When Catholics speak about a “Culture of Life,” how many who hear the phrase have any experiential context for understanding what it describes? After a year on the board of the Pro-Life Union of Greater Philadelphia and affiliation with other pro-life efforts, I’m increasingly wondering at the strategic priorities of the pro-life movement, because I’m doubtful that Catholics, for instance, are sufficiently incarnating the meaning of the philosophy in the context of their communities.

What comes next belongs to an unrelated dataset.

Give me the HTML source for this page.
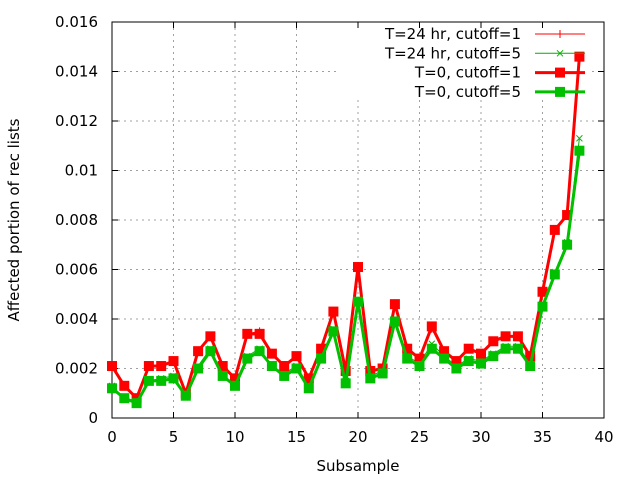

I mean, in other words, that speaking about respect for life is experientially meaningless in the context of a community rocked daily by murder, poverty, and drugs. I mean, in other words, that speaking about respect for the life of the family has no resonance with even most Catholics, whose lives have been impacted by the same pregnancy, contraceptive, and marriage/divorce problems as the wider culture.

From a strategic perspective, I’m wondering if the pro-life movement might be emphasizing the wrong things as its core strategy—that is, emphasizing things like crisis pregnancy response rather than working to enculturate a joy for large families among those who already perceive the Culture of Life’s meaning. There is a strategic worth to making the Culture of Life about actually incarnating its philosophy—that is, building up large families and working to make joy their hallmark. With such a focus on crisis response and public political activity, I can sympathize with the idea that the Culture of Life is a reactive rather than proactive movement. I can also see how hearing the words “crisis” coupled with “pregnancy” one too many times can make it sound like pregnancy might be something other than an event fundamentally to be sought and celebrated.

At minimum, I’m increasingly thinking that the “Culture of Life” won’t be genuinely convincing if it doesn’t give rise to an obvious, tangible witness in the form of joyful and healthy families. And in the drive among our core believers to wage battles in the civic and cultural square, I fear we might be losing focus of the first priority of our philosophy, which is encouraging, sustaining, and supporting joyful, healthy families.

If those who expound on the Culture of Life end up having one or two kids like the rest of their community, their philosophy won’t seem terribly compelling—and I can’t remember the last time I’ve heard pro-life leaders explicitly celebrate sex and family as a first-order priority.